Halfway through our meal, Madison recognized one of her classmates from Cornerstone. I waved at her mother who in turn told her daughter to say hello Madison. Mad’s classmate came by and said “Hi, Madison!” Madison returned the greeting. Mad’s classmate then lifted a stuffed animal she was carrying. “Look what I brought,” she said to Madison. Then she turned to her stuffed animal. She raised it to her face, then shouted “HEY, WHAT ARE YOU DOING HERE?!” at the stuffed animal before walking away. I was shocked.
“She’s like you!” I said, turning to Madison. She did the cutest thing. She fell back into her chair and smiled sheepishly; it’s an expression I rarely see on her face. She usually lashes out at me if I embarrass her. Not this time. “Yeah,” she said. “We play together in the mornings.” I couldn’t stop laughing.
Fine, you’re all probably sick of pictures and updates from the pool. I get it. But honestly, the pool is the best part of our day. I thought Lynnette and I might never have leverage over Madison after Disney Land, but damn it, Mililani Rec Center 6 is the new carrot. I can mitigate just about any of Madison’s requests by asking her to choose between whatever she wants in the moment and going to the pool. “Dad, I want to go to Target to look at the toys,” Mad might hypothetically say. “Okay, but if we do that, we can’t go to the pool. Do you want to go Target or the pool?” I would hypothetically respond. Sometimes she growls before theoretically saying “Pool!” in the growling voice.

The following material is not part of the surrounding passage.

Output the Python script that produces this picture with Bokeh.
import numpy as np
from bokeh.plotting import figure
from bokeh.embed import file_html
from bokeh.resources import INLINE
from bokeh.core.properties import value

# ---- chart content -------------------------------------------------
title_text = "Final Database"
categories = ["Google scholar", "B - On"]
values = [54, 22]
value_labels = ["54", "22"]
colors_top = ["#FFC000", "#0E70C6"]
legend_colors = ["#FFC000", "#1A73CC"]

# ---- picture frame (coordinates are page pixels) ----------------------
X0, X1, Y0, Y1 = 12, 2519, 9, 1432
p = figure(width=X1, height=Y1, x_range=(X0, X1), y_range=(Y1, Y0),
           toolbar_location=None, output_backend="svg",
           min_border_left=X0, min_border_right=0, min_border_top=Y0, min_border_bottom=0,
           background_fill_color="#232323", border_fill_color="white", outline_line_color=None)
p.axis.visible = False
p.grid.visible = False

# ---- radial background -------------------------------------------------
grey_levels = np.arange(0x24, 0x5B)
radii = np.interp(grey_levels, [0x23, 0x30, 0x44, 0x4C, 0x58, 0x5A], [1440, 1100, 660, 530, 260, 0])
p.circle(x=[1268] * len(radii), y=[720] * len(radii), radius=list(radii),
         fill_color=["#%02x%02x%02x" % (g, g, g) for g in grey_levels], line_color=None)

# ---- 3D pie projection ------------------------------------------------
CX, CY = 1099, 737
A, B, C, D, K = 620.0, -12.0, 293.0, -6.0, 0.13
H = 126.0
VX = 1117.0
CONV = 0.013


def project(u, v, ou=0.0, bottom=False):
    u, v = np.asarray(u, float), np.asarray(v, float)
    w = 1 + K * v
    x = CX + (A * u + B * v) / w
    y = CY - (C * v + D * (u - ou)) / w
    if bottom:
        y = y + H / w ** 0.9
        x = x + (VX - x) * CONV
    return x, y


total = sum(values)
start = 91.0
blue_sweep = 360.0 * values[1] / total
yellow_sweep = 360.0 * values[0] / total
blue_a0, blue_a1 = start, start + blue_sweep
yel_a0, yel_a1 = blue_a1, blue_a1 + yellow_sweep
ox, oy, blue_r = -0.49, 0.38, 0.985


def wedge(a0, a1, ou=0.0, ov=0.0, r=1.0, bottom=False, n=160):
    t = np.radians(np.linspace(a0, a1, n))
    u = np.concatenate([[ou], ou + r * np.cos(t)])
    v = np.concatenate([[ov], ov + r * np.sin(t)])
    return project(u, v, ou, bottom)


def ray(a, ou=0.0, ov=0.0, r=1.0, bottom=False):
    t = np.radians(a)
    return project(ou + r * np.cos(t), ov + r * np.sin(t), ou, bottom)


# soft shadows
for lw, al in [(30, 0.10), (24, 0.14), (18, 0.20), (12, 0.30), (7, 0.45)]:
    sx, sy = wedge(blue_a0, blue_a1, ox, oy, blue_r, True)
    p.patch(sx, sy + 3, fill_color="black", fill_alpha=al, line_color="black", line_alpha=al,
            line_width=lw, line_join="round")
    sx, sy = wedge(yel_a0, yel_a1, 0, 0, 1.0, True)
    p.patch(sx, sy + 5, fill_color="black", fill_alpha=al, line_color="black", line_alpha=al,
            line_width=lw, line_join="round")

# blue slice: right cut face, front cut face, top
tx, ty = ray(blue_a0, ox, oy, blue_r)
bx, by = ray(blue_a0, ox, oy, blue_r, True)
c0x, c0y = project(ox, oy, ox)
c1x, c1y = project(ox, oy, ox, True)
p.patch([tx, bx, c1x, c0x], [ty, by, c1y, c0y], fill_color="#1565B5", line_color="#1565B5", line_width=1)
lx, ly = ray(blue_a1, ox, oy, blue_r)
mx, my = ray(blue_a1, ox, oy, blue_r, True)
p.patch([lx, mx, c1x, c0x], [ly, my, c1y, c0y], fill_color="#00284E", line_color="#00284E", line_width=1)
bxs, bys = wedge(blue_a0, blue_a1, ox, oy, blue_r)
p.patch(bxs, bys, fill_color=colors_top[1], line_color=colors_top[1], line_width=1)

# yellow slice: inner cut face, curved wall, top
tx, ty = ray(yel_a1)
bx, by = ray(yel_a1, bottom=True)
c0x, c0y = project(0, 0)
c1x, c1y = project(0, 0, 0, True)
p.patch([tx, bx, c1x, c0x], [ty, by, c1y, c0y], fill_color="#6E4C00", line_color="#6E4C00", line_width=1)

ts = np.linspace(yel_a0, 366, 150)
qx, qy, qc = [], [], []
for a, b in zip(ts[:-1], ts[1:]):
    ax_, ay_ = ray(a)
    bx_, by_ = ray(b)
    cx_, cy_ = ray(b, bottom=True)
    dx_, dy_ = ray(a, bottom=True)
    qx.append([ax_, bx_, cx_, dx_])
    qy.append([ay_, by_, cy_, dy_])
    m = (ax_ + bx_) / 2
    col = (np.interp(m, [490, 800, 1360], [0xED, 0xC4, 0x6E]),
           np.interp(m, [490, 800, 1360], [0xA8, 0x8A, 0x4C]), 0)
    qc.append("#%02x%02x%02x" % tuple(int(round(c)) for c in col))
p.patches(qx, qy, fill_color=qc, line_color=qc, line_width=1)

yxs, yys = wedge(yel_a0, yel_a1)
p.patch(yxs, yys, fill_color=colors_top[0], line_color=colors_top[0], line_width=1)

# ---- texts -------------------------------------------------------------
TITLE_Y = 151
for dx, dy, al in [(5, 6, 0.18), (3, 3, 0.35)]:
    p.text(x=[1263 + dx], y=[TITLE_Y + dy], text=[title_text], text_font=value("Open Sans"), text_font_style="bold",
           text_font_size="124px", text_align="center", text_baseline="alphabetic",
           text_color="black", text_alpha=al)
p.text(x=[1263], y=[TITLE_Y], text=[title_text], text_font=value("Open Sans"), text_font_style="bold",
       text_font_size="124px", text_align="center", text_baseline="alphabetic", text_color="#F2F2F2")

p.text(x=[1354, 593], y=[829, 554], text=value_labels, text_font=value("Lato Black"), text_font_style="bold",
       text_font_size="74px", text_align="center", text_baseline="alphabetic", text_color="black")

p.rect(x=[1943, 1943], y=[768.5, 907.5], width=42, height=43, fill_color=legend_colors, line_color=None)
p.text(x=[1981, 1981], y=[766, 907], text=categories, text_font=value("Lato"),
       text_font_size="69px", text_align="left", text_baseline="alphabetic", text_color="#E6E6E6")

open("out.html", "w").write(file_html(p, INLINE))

Today, she added to her bag of water tricks and our day of firsts by floating on her back unassisted. It took a few tries for her to trust herself, but once she did, she was all good. It’s at the point where Madison assumes we’re going to the pool if there are no larger plans. She loves it. I realized today that our mutual affinity for the pool has had an incredible side effect: we might shatter our personal record for least times we’ve visited Pearlridge in a summer. Wow.